(OBJECTIVE) In the following material, identify every line holding the string "this" and return it.

(SUPPLIED DATA)
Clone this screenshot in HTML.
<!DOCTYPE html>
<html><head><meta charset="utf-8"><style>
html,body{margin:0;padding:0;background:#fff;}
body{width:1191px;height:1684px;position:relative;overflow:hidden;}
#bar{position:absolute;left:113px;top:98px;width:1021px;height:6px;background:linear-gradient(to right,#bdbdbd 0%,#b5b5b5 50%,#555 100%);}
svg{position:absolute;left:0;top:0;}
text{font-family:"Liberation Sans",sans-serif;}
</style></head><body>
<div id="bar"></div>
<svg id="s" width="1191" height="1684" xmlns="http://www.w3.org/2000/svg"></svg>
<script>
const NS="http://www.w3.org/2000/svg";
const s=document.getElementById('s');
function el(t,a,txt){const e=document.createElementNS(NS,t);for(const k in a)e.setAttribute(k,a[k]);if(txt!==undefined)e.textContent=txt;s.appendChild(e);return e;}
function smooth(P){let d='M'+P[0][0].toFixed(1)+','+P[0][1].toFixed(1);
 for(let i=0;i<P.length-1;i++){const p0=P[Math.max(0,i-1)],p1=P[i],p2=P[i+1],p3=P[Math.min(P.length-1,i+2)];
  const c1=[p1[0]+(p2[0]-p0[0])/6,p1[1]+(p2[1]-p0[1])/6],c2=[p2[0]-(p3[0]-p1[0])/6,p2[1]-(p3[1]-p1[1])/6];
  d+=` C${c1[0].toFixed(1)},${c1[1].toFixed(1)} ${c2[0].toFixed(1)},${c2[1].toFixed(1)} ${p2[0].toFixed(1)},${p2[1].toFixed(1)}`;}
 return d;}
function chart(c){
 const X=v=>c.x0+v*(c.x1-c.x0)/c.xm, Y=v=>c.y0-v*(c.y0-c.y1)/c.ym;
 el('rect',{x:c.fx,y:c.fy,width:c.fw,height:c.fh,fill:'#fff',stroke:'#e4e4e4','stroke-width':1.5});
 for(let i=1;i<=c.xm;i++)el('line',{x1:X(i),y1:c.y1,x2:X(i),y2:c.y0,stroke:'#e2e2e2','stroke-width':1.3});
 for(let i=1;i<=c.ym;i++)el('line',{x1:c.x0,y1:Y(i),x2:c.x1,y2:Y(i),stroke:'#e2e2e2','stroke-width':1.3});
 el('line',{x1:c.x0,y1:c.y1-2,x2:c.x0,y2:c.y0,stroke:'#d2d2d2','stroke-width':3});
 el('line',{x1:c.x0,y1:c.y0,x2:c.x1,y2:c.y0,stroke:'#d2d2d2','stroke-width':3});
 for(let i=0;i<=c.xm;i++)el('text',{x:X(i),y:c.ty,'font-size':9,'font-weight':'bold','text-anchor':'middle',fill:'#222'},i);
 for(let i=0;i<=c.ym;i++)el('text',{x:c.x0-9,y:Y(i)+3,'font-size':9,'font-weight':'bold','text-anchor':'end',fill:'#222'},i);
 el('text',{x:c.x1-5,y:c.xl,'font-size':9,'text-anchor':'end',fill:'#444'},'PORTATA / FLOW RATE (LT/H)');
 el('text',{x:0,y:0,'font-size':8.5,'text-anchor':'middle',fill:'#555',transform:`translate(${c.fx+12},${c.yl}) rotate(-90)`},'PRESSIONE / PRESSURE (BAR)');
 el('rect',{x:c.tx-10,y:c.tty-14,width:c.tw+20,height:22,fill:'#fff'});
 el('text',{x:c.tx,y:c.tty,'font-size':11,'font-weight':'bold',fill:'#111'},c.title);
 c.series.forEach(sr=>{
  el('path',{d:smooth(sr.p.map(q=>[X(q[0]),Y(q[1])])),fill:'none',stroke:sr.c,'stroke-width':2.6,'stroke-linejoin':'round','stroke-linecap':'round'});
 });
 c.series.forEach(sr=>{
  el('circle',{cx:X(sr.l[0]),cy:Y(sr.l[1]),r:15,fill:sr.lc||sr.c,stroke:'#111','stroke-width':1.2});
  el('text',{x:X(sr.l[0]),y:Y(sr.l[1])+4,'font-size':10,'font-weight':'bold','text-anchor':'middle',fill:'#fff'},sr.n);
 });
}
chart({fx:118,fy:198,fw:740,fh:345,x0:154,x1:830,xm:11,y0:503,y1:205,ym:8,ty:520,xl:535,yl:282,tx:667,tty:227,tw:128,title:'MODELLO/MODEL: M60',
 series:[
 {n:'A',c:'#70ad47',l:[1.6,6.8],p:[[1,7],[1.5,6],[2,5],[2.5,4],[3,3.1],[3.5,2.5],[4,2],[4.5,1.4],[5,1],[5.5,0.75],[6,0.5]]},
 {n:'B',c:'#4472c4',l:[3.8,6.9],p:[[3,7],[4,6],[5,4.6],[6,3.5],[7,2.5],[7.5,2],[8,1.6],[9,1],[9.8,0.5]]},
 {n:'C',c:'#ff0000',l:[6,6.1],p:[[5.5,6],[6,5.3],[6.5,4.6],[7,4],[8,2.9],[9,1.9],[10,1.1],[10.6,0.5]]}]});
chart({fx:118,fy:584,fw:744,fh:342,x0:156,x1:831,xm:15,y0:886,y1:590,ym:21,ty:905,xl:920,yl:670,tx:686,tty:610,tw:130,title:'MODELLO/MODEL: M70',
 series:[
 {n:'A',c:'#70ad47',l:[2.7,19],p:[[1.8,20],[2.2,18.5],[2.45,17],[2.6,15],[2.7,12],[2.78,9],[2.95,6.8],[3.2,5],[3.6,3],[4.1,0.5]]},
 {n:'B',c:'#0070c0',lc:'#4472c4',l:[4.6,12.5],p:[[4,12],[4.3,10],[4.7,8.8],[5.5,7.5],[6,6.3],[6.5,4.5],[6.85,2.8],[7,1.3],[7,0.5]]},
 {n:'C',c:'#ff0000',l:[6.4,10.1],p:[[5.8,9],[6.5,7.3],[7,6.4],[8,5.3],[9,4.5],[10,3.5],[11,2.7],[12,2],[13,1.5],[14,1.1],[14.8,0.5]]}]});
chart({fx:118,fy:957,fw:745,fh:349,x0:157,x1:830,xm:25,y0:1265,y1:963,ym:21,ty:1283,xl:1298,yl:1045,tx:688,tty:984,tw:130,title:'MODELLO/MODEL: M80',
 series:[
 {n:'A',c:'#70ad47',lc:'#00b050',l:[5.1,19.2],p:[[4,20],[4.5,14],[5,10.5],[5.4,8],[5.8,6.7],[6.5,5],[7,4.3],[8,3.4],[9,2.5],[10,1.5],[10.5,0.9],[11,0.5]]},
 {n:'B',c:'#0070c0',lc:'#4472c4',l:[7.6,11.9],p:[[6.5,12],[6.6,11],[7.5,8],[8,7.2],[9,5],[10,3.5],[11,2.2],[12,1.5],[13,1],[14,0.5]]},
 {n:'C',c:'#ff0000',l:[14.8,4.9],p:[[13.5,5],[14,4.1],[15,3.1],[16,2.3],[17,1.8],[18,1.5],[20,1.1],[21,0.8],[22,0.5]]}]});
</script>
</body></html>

==

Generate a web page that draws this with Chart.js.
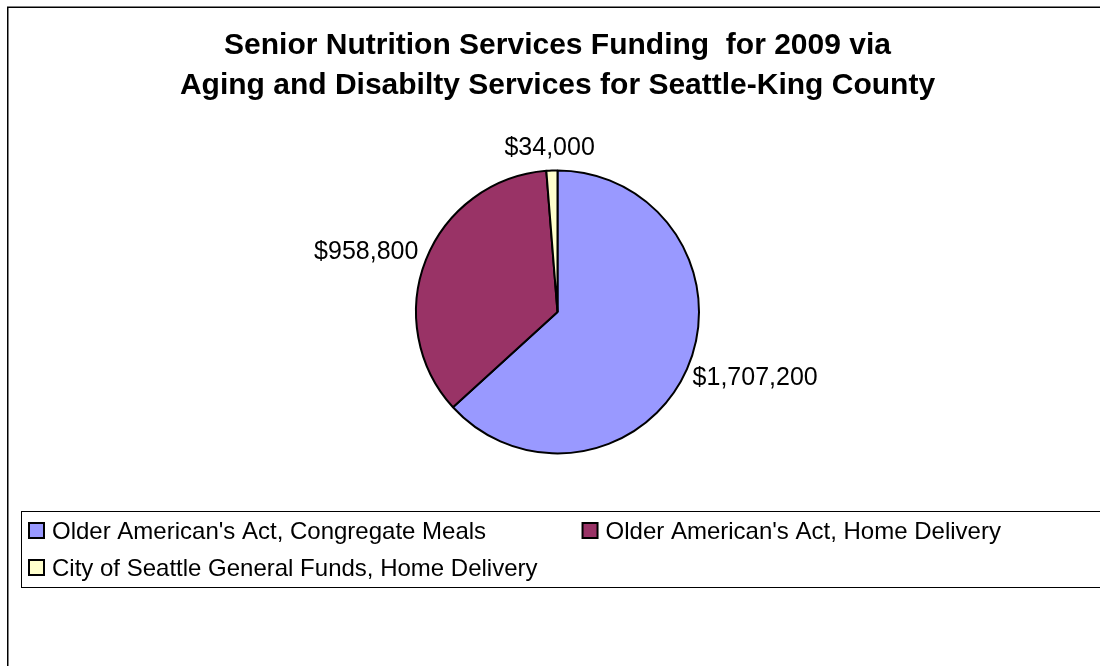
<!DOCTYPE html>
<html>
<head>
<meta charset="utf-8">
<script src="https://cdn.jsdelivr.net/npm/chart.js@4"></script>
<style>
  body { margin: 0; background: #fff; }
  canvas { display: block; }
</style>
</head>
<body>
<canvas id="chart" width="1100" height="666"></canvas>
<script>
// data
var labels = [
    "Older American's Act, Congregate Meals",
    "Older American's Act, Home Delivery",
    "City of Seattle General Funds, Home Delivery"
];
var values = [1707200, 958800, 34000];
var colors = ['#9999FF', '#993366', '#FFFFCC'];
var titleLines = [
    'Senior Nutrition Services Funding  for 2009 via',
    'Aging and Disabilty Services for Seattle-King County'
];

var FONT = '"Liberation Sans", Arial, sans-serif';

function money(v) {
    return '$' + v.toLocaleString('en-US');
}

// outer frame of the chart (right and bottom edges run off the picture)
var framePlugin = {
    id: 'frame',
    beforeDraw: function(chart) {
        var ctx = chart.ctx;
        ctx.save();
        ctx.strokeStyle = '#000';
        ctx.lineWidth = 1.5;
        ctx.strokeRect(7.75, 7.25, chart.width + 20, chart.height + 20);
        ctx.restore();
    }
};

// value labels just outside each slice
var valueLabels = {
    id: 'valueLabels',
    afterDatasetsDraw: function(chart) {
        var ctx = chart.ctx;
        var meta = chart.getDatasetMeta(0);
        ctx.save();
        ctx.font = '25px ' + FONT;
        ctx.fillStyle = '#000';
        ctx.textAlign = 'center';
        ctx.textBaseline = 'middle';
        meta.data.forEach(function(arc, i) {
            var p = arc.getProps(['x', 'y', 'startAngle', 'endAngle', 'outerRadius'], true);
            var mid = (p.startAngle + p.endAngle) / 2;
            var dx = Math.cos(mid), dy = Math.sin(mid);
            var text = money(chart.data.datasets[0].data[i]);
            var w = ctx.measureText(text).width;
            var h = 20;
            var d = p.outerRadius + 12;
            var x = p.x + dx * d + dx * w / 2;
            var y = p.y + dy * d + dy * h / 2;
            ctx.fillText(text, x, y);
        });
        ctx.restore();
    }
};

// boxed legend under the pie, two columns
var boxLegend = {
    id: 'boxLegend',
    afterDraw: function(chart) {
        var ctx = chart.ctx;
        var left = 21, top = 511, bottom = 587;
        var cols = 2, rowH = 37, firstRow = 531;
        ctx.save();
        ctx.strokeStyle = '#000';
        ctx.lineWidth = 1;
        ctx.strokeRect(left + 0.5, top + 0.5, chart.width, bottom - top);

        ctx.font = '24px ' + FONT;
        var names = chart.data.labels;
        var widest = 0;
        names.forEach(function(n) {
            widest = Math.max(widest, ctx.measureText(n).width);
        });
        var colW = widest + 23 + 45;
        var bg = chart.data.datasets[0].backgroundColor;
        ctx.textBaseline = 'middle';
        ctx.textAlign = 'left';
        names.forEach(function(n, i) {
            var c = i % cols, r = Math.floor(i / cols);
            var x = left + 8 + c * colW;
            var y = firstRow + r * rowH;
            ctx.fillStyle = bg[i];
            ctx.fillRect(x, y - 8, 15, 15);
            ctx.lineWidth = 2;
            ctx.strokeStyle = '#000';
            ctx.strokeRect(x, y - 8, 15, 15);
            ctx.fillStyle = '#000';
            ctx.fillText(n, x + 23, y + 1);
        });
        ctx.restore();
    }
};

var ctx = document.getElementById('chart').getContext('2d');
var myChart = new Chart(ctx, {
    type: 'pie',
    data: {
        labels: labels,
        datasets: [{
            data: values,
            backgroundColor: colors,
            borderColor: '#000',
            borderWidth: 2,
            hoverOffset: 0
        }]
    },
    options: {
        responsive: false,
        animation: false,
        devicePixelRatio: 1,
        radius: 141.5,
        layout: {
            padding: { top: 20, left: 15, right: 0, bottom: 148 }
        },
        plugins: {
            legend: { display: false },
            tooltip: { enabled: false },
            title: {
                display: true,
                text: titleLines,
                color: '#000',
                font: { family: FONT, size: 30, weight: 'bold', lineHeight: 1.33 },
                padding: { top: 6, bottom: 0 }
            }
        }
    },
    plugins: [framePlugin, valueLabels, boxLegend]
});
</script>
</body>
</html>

(WRITTEN ANSWER)
Clone this screenshot in HTML.
Generate a web page that draws this with Chart.js.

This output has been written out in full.